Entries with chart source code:
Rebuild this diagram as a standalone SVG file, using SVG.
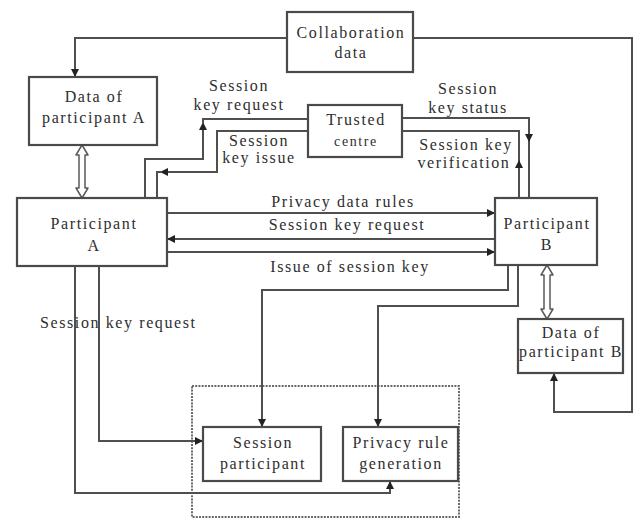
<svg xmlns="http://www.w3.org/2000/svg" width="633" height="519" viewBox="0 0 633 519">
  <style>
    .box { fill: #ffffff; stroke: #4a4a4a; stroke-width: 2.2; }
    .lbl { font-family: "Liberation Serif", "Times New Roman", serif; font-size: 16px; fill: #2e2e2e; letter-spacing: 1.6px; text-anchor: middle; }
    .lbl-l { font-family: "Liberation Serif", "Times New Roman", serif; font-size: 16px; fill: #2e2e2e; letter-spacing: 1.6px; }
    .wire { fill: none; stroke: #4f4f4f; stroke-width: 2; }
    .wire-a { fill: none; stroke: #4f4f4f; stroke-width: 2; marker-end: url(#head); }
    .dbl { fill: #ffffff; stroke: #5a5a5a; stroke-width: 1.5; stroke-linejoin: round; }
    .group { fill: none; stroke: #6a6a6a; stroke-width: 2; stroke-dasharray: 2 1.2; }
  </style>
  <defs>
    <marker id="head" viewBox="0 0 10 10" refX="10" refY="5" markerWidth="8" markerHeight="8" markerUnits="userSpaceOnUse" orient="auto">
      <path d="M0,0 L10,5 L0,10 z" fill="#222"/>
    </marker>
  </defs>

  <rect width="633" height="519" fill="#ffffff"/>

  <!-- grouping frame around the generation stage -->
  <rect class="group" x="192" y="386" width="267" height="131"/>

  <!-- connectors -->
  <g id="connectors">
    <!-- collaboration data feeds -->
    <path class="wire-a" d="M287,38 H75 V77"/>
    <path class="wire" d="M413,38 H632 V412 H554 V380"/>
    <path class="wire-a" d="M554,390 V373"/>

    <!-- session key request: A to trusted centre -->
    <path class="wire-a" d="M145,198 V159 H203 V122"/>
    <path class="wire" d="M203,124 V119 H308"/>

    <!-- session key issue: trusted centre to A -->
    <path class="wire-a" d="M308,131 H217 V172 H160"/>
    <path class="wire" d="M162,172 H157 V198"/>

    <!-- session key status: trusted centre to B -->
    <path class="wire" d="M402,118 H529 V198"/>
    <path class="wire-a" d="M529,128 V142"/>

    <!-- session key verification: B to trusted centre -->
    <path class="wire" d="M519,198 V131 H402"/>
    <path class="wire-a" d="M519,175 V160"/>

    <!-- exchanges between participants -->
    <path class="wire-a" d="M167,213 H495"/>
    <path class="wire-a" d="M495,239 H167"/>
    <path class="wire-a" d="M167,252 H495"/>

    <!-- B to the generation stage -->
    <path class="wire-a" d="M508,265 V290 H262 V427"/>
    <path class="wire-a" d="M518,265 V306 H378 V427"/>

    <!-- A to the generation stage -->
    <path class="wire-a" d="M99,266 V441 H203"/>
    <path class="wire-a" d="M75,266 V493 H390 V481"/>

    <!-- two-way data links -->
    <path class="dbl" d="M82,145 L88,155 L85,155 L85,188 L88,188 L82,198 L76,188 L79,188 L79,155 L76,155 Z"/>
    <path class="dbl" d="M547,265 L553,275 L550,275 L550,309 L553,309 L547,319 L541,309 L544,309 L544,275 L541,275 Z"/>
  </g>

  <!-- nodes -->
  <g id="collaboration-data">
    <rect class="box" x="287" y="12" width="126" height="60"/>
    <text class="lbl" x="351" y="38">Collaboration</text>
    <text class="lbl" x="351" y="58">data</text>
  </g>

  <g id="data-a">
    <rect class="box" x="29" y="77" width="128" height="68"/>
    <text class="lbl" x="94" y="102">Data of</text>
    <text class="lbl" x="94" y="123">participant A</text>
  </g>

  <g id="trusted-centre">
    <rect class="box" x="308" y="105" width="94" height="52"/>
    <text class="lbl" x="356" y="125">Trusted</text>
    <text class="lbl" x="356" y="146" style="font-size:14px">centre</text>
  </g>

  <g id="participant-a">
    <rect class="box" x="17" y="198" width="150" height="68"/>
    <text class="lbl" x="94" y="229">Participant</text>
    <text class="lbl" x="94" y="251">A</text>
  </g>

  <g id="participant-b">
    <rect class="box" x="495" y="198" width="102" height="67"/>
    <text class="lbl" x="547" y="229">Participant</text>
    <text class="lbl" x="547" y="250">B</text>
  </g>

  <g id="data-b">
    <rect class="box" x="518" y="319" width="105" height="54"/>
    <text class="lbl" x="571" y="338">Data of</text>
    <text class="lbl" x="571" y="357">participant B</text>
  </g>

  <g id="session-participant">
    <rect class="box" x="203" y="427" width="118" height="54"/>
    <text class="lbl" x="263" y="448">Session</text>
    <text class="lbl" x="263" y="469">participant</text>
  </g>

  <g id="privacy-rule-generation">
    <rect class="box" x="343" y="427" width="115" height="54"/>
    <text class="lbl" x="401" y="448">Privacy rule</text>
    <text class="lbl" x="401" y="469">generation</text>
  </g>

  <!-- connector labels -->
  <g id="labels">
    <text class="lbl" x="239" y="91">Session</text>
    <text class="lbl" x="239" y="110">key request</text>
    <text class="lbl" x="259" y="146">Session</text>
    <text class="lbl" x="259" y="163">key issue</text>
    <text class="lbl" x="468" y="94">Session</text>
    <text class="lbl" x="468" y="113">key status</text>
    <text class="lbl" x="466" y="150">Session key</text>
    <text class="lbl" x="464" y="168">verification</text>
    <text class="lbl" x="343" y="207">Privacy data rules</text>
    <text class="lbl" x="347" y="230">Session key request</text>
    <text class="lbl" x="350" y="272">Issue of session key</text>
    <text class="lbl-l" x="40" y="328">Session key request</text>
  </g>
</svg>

---

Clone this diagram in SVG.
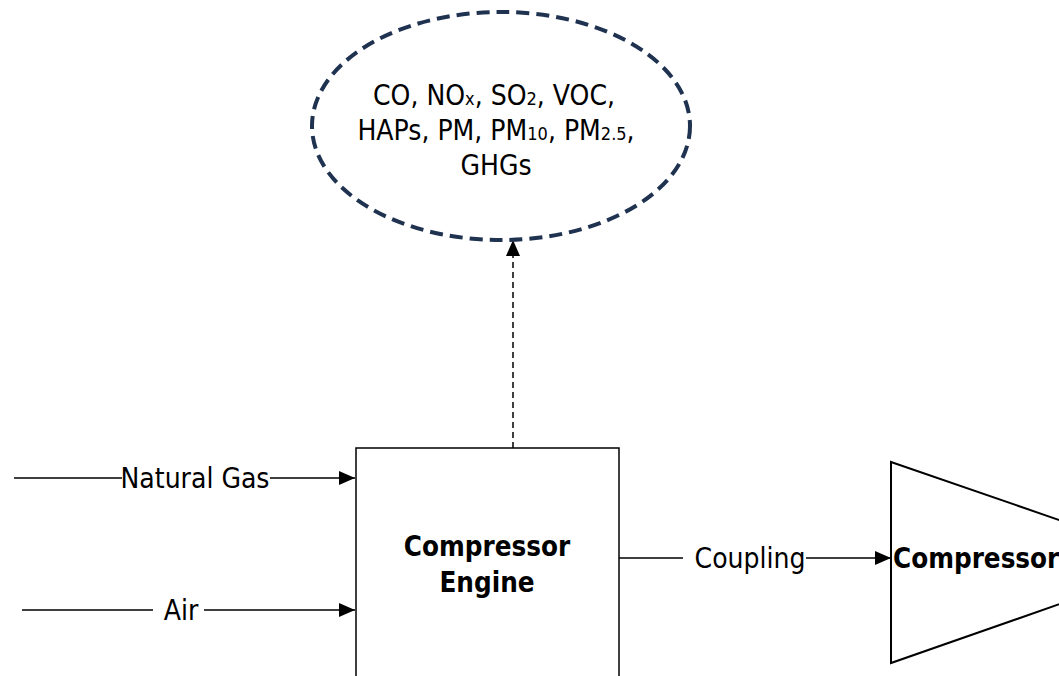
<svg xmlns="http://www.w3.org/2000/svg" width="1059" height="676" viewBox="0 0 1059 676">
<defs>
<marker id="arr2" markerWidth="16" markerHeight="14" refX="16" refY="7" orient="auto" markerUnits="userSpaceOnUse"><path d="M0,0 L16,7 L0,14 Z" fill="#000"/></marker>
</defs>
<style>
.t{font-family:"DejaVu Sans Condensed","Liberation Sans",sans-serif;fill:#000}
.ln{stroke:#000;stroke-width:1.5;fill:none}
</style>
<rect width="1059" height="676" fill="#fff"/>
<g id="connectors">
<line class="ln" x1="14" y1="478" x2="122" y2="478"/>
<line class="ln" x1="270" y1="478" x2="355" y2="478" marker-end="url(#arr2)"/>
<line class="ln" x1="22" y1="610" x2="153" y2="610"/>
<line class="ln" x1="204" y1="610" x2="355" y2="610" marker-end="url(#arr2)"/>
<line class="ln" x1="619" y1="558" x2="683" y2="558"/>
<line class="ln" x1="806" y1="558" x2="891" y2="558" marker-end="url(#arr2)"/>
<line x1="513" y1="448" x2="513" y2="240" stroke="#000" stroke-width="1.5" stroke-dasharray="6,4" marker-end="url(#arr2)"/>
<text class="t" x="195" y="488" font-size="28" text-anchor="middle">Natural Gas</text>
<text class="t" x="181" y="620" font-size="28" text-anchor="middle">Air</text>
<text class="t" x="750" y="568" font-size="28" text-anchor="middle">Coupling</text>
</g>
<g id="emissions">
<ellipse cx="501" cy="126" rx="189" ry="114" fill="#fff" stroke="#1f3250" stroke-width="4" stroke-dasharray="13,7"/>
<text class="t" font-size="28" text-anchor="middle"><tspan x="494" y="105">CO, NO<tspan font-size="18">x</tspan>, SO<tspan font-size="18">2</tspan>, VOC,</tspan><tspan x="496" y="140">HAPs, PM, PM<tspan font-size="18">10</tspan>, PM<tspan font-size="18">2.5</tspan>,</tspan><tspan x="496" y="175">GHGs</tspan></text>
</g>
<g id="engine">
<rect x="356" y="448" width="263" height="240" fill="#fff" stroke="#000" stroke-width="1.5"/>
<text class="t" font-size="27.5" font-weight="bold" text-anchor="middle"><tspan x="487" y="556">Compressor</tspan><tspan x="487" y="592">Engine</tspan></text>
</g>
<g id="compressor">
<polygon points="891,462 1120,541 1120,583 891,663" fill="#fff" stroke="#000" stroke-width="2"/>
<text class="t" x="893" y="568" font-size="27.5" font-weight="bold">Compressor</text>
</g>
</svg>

---

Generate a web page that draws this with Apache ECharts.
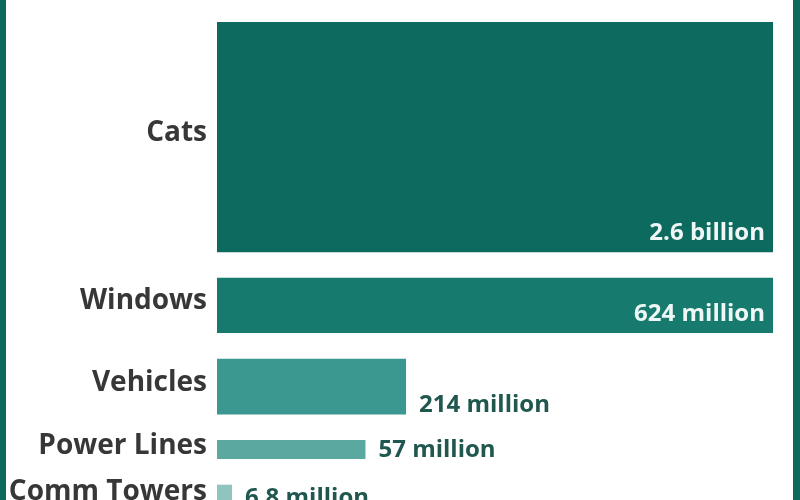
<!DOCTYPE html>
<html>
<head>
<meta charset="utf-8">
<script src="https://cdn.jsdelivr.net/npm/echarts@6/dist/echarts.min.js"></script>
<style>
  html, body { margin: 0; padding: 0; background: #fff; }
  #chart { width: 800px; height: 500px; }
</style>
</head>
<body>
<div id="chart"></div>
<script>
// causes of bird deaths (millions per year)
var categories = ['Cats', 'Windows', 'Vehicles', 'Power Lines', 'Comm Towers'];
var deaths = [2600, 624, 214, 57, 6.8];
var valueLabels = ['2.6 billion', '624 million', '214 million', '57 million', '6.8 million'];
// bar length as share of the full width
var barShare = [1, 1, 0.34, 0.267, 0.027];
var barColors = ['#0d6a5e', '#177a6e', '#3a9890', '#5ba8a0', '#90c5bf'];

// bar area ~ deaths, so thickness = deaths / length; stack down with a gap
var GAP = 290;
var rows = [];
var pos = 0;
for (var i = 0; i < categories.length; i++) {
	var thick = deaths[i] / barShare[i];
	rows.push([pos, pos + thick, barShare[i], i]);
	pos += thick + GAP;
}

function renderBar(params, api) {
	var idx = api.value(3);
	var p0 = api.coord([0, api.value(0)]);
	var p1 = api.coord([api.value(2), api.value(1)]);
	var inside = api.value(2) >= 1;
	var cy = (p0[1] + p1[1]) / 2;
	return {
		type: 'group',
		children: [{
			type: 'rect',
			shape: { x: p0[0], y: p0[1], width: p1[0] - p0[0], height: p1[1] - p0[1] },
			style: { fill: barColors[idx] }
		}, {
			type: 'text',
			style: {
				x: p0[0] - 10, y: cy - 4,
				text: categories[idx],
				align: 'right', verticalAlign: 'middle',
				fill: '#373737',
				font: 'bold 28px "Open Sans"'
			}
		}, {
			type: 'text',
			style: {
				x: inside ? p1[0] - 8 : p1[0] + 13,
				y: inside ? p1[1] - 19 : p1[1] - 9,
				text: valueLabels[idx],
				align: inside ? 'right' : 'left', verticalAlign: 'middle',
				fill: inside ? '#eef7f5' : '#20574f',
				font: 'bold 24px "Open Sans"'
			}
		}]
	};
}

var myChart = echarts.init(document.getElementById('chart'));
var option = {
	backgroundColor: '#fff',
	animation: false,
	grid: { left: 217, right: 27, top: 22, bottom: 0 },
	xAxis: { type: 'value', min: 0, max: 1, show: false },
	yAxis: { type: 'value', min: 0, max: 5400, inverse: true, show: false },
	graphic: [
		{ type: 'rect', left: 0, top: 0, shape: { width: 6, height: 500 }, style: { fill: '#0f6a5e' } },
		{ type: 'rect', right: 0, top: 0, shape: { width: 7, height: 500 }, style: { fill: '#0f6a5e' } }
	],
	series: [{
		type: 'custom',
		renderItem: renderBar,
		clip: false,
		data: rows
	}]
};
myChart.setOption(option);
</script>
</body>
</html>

» **WORK REQUIRED**
Leave out every line without the string "diagram" and copy the rest.

» **OUTPUT FOR THIS TASK**
Rebuild this diagram as a standalone SVG file, using SVG.
Clone this diagram in SVG.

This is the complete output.